Locate the word "this" in the material, then show every line that holds it.
═════ RECORDS SHOWN
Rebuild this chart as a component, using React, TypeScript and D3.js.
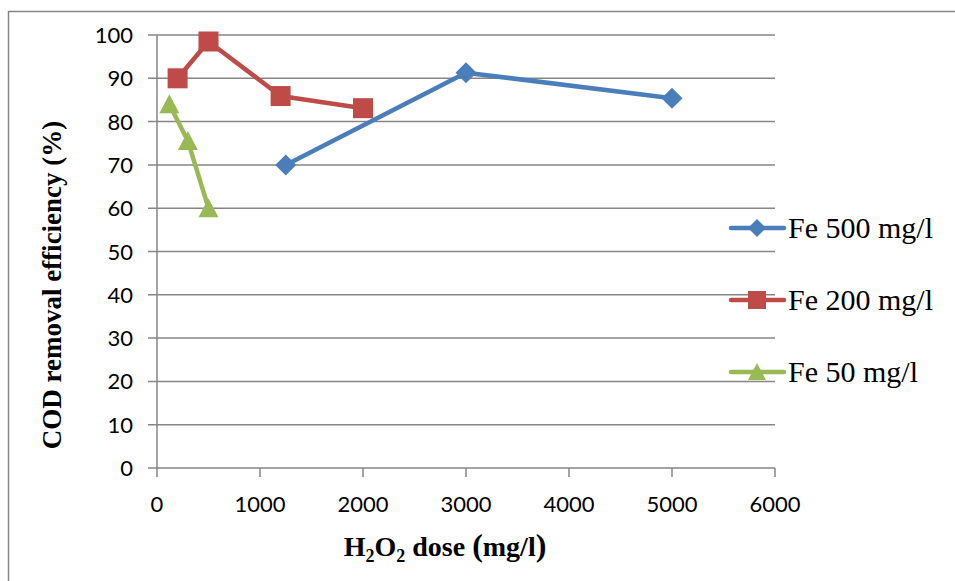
══════════
═════ RECORDS SHOWN
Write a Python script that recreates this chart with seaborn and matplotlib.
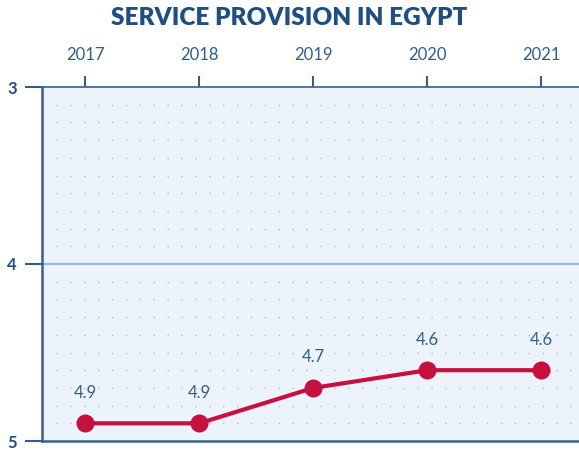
══════════
═════ RECORDS SHOWN
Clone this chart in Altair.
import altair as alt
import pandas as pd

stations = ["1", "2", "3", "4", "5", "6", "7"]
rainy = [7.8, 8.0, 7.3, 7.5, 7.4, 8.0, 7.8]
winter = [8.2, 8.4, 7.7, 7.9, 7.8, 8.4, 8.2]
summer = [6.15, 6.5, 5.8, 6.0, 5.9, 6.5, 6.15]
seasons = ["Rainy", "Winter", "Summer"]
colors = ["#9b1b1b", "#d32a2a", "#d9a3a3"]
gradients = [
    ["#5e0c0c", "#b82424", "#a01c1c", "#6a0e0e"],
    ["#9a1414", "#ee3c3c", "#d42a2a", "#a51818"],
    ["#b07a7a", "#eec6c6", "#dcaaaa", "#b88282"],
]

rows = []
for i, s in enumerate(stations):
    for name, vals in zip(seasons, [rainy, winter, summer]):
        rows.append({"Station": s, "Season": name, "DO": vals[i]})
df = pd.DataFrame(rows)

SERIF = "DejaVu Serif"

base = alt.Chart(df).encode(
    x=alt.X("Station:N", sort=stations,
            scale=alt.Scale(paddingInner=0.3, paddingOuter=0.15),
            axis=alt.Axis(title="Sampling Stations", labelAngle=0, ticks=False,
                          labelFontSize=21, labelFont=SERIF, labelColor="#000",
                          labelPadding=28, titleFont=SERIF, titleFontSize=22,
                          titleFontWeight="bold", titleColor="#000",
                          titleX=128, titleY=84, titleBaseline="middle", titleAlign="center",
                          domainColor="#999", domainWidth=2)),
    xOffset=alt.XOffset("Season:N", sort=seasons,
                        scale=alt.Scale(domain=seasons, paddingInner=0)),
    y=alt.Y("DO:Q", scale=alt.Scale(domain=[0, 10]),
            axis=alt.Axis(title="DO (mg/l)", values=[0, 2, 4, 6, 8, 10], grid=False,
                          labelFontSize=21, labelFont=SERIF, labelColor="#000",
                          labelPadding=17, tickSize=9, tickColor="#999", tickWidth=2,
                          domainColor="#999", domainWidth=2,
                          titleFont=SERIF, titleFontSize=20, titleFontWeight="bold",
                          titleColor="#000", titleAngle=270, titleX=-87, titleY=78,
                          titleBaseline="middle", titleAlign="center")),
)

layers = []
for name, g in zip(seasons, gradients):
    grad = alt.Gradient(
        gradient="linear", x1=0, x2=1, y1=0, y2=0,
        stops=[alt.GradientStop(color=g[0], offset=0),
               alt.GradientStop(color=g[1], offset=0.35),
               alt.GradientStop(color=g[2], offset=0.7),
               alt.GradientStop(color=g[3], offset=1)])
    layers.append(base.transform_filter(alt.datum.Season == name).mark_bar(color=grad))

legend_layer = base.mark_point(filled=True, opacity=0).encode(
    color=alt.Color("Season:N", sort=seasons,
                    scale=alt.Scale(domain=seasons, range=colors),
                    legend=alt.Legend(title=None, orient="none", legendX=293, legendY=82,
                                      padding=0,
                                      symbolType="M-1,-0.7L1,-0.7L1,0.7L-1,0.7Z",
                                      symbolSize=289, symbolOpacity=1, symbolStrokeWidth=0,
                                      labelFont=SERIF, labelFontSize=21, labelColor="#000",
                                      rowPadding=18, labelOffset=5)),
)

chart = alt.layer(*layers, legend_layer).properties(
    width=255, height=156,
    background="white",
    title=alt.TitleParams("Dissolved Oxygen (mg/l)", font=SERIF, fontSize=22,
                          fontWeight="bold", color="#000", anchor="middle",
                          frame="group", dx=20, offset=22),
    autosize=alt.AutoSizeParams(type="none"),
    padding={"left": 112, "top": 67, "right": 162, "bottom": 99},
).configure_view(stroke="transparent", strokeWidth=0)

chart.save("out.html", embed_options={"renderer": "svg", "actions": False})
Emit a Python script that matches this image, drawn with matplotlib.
══════════
**COMPLETE OUTPUT**:
Rebuild this chart as a component, using React, TypeScript and D3.js.
Write a Python script that recreates this chart with seaborn and matplotlib.
Clone this chart in Altair.
Emit a Python script that matches this image, drawn with matplotlib.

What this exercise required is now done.